Your goal —
Pick every line from the data that holds the word "this".

Data for the task —
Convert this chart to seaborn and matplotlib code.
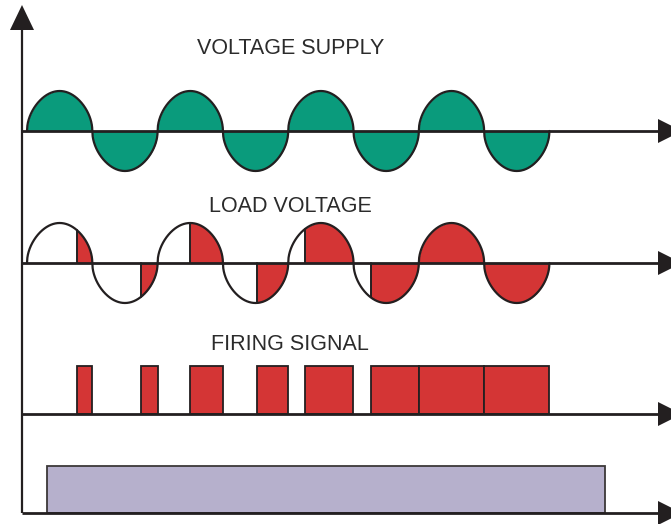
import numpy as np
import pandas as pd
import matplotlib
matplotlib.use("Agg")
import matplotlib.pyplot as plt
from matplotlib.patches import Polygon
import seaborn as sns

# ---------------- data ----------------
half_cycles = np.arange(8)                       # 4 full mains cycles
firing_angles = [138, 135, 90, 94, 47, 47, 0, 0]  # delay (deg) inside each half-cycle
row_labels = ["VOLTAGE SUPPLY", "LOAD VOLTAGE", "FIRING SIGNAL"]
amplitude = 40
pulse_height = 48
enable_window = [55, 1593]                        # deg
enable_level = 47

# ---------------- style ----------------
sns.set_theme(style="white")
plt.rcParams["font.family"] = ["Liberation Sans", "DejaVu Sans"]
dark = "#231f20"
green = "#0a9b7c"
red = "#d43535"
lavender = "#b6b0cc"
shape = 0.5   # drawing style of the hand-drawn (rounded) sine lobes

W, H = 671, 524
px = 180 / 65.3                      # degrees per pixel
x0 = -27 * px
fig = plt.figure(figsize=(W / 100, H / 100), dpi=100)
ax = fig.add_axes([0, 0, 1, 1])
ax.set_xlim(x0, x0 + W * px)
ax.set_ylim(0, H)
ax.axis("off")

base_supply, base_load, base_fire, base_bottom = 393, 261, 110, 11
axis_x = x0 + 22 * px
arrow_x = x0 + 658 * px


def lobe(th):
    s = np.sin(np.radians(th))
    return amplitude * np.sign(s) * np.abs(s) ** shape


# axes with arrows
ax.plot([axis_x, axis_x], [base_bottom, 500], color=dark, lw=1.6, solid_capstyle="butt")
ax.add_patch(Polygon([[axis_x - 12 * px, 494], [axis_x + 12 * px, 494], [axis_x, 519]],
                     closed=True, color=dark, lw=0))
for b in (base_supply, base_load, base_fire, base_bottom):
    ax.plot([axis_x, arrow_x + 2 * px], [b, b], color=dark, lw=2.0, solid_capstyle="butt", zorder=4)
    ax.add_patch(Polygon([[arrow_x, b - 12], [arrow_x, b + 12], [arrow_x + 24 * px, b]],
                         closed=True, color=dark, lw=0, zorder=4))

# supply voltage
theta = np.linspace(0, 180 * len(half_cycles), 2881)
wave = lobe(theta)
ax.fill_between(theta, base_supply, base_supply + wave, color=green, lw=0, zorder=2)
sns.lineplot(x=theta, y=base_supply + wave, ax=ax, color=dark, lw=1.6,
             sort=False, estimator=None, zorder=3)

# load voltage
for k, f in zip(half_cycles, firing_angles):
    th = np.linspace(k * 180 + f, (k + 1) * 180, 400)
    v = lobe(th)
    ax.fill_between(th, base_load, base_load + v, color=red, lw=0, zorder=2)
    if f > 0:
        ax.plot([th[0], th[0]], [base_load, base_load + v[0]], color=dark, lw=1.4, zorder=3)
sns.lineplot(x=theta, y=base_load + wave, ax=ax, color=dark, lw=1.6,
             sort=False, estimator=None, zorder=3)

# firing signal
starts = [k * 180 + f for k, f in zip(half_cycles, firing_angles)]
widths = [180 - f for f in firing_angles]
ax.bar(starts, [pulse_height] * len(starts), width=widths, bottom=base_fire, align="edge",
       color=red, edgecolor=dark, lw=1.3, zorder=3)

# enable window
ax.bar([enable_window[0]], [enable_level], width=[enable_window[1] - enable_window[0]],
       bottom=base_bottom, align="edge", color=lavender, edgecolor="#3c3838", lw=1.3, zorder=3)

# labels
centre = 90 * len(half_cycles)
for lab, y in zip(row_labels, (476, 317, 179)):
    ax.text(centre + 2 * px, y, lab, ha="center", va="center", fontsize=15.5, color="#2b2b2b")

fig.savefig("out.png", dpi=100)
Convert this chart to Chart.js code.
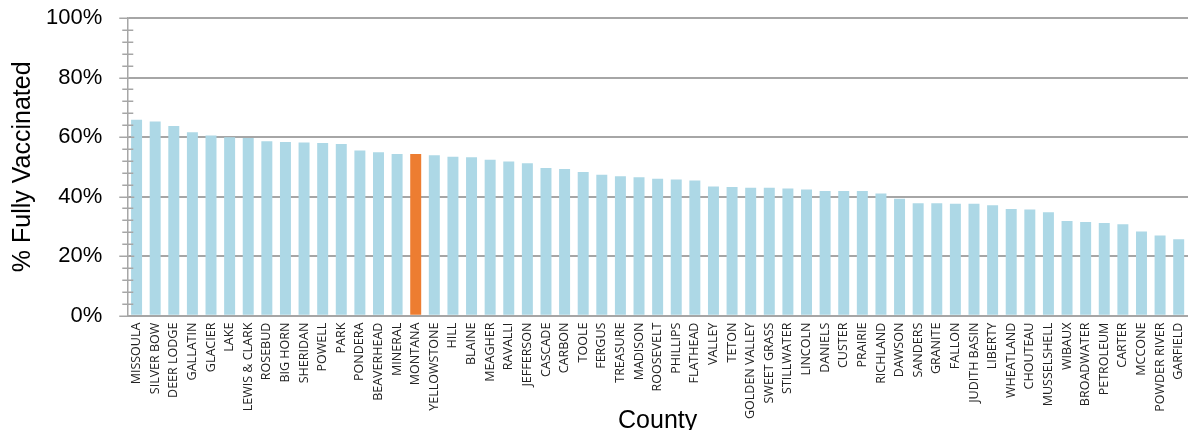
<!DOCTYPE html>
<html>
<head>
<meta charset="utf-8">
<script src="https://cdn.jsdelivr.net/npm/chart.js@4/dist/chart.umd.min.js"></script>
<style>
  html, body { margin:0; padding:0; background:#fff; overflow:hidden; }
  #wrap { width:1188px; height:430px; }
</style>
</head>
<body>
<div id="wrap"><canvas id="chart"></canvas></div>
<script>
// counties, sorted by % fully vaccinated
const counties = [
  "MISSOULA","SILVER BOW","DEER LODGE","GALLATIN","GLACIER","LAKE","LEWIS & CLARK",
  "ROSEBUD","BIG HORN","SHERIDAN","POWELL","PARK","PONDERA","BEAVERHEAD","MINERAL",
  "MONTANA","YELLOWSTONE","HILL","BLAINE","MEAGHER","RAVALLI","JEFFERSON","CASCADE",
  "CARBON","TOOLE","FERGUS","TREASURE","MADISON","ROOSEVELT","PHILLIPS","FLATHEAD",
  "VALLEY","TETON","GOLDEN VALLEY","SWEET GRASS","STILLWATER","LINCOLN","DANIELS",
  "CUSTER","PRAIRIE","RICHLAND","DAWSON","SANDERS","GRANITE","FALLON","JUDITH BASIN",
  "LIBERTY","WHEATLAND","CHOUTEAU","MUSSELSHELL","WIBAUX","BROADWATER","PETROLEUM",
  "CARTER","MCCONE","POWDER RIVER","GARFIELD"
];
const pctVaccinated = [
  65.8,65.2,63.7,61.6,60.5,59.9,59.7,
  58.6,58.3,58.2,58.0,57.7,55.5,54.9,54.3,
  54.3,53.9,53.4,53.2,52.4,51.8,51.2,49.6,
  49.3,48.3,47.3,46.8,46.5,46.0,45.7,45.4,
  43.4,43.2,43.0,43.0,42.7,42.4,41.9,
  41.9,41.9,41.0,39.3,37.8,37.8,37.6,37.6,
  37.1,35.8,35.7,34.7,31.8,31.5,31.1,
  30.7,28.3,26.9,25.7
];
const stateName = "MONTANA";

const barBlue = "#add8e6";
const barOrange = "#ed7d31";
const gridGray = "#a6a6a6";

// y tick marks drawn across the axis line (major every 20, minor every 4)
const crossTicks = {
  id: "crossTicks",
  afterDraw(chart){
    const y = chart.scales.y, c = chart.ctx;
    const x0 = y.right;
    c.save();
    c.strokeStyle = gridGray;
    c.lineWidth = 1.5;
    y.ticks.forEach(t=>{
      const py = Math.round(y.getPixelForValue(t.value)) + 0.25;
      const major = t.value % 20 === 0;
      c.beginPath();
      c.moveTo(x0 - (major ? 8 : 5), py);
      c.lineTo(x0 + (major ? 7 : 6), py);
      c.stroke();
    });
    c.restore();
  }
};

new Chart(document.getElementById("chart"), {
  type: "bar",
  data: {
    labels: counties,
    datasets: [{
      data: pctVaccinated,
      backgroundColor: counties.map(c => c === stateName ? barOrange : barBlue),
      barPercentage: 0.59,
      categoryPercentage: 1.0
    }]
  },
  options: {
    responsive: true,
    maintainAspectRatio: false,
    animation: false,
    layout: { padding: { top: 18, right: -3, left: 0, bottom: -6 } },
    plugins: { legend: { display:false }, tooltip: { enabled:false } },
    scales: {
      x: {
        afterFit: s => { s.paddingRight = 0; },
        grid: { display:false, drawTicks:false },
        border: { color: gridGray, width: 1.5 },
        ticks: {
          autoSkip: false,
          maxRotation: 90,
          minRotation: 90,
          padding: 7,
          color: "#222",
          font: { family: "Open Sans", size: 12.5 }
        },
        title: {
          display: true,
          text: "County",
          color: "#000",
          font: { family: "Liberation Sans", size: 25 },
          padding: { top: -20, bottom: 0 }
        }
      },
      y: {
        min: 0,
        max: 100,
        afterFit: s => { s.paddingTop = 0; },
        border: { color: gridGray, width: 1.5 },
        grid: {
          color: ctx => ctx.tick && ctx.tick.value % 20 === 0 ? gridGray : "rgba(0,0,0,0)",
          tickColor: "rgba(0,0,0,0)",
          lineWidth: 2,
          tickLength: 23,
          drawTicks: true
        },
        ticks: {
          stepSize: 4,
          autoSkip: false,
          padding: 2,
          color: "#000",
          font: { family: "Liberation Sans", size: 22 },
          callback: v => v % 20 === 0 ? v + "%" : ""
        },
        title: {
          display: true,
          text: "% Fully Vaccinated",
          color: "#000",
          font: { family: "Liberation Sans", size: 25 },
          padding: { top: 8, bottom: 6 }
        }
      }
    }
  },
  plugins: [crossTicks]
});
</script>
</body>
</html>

The answer —
Convert this chart to seaborn and matplotlib code.
Convert this chart to Chart.js code.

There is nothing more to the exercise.